National insurance and income tax thresholds to be equalised, Sunak confirms

The national insurance and income tax starting thresholds are to be equalised from July, the Chancellor has announced.

In his spring statement to the House of Commons, Rishi Sunak confirmed that people will be able to earn £12,570 a year without paying any income tax or national insurance, after raising the threshold for national insurance by £3,000.

Sunak said the measure is a cut for employees that will be worth £330 a year. He added that it is “the largest increase in a basic rate threshold ever, and the largest single personal tax cut in a decade”.

In a separate move, the Chancellor also announced that before the end of this parliament, in 2024, the government is to cut the basic rate of income tax by 1p from 20p in the pound to 19p. Sunak described this decision as “a tax cut for workers, for pensioners, for savers”, and a “£5bn tax cut for over 30 million people.”

However, in response, Labour’s Shadow Chancellor, Rachel Reeves, said that Sunak’s national insurance threshold increase is the “wrong tax at the wrong time”.

She told the House that the Chancellor could have put a windfall tax on energy companies, but warned that his choices are “making the cost of living crisis worse, not better, for people”.

Commenting on the Chancellor’s measures, Aegon pensions director Steven Cameron, said the move will be “welcomed by many as helping mitigate the cost of living squeeze”.

“There had been calls for the government to defer the increase of 1.25% in national insurance, but Sunak clearly was not prepared to do so and instead has opted to make a major increase in the national insurance threshold.
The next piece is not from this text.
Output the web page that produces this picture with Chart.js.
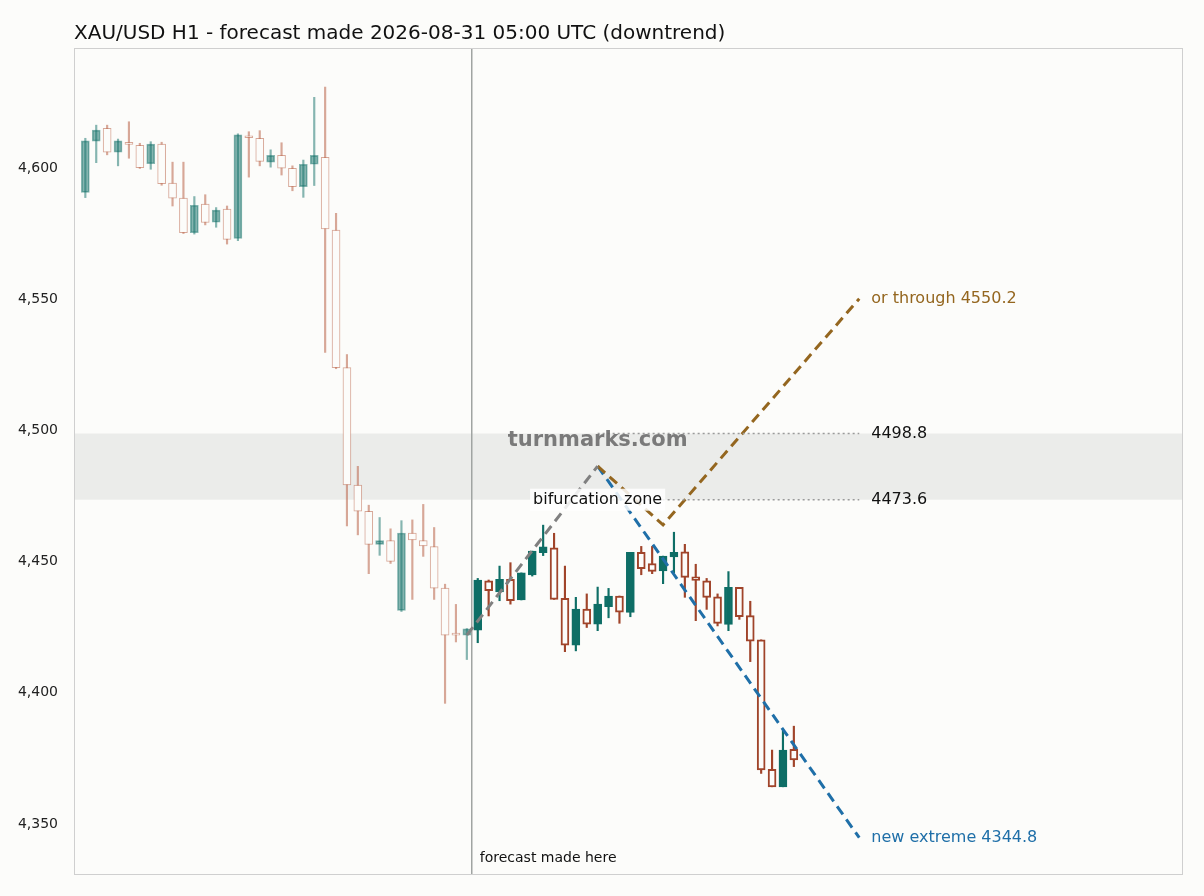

This will reduce the impact of the 1.25% increase for all, and will take anyone earning under £12,570 out of paying any national insurance contributions.  

“However, increasing the threshold has longer-term ramifications. Setting aside the 1.25% increase, which will be ring-fenced to pay for social care and NHS support, raising the threshold will reduce the amount being collected in national insurance from today’s workers to pay for today’s state pensions. This will happen not just in the coming year but also in all future years, storing up longer term challenges for the funding of state pensions which are paid for out of national insurance on a pay as you go basis.”

The Chancellor delivered his spring statement on the same day that the Office for National Statistics (ONS) reported that CPI inflation has hit 6.2%, the highest level for 30 years.

Other measures were announced in the Chancellor’s statement aimed at helping with consumer’s energy costs, including a 5p per litre cut to fuel duty a VAT cut on energy saving devices to zero, and a doubling of the government's household support fund to £1bn from April.

Chief of Staff at Wesleyan Group, Nathan Wallis, added: “The Chancellor’s announcements today go some way to addressing the very real challenges being faced in households across the UK but are unlikely to go far enough. Some of our customers are lying awake at night, worried about the impacts of the cost of living crisis and today’s announcement may ease the burden but won’t make it go away.
  
“Many households are now focusing on how to manage day-to-day costs but making radical changes – such as dipping into pensions or savings to pay bills – should be a very last resort as this could have significant implications on people’s finances in the future.”